# Given problem:
Reproduce the lines of the material exactly, excluding every image.

# Provided data:

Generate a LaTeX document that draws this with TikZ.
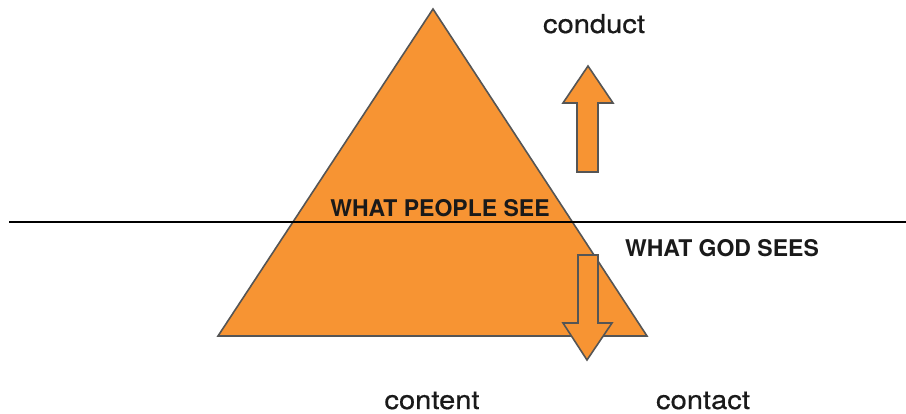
\documentclass[tikz,border=0pt]{standalone}
\usepackage{fontspec}
\setmainfont{TeX Gyre Heros}
\newfontfamily\wordfont[FakeStretch=1.12, FakeBold=0.6]{TeX Gyre Heros}
\definecolor{pyrorange}{HTML}{F79433}
\definecolor{pyrgray}{HTML}{555555}
\definecolor{pyrtext}{HTML}{1A1A1A}
\begin{document}
\begin{tikzpicture}[x=1pt, y=-1pt,
    block/.style={draw=pyrgray, fill=pyrorange, line width=1.6pt, line join=miter},
    word/.style={anchor=base, inner sep=0pt, text=pyrtext, font=\wordfont\fontsize{26}{30}\selectfont},
    caps/.style={anchor=base, inner sep=0pt, text=pyrtext, font=\fontsize{23}{27}\selectfont\bfseries}]
\useasboundingbox (0,0) rectangle (906,414);

% pyramid
\path [block] (433,9) -- (647,336) -- (218,336) -- cycle;

% waterline
\draw [black, line width=1.6pt] (9,222) -- (906,222);

% up arrow
\path [block] (588,66) -- (613,103) -- (598,103) -- (598,172)
		-- (577,172) -- (577,103) -- (563,103) -- cycle;
% down arrow
\path [block] (578,255) -- (598,255) -- (598,323) -- (612,323)
		-- (587,360) -- (563,323) -- (578,323) -- cycle;

\node[caps] (people) at (440,217) {WHAT PEOPLE SEE};
\node[caps] (god)    at (722,257) {WHAT GOD SEES};
\node[word] (conduct) at (594,33)  {conduct};
\node[word] (content) at (432,409) {content};
\node[word] (contact) at (703,409) {contact};
\end{tikzpicture}
\end{document}
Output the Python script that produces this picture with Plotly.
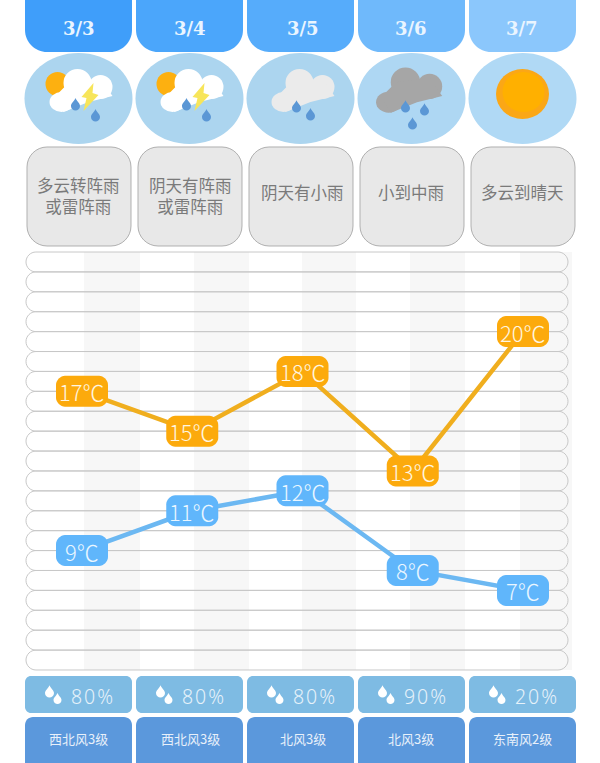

# Reply:
Generate a LaTeX document that draws this with TikZ.
\documentclass[tikz,border=0pt]{standalone}
\usepackage{fontspec}
\setmainfont{TeX Gyre Heros}
\newfontfamily\wordfont[FakeStretch=1.12, FakeBold=0.6]{TeX Gyre Heros}
\definecolor{pyrorange}{HTML}{F79433}
\definecolor{pyrgray}{HTML}{555555}
\definecolor{pyrtext}{HTML}{1A1A1A}
\begin{document}
\begin{tikzpicture}[x=1pt, y=-1pt,
    block/.style={draw=pyrgray, fill=pyrorange, line width=1.6pt, line join=miter},
    word/.style={anchor=base, inner sep=0pt, text=pyrtext, font=\wordfont\fontsize{26}{30}\selectfont},
    caps/.style={anchor=base, inner sep=0pt, text=pyrtext, font=\fontsize{23}{27}\selectfont\bfseries}]
\useasboundingbox (0,0) rectangle (906,414);

% pyramid
\path [block] (433,9) -- (647,336) -- (218,336) -- cycle;

% waterline
\draw [black, line width=1.6pt] (9,222) -- (906,222);

% up arrow
\path [block] (588,66) -- (613,103) -- (598,103) -- (598,172)
		-- (577,172) -- (577,103) -- (563,103) -- cycle;
% down arrow
\path [block] (578,255) -- (598,255) -- (598,323) -- (612,323)
		-- (587,360) -- (563,323) -- (578,323) -- cycle;

\node[caps] (people) at (440,217) {WHAT PEOPLE SEE};
\node[caps] (god)    at (722,257) {WHAT GOD SEES};
\node[word] (conduct) at (594,33)  {conduct};
\node[word] (content) at (432,409) {content};
\node[word] (contact) at (703,409) {contact};
\end{tikzpicture}
\end{document}
Output the Python script that produces this picture with Plotly.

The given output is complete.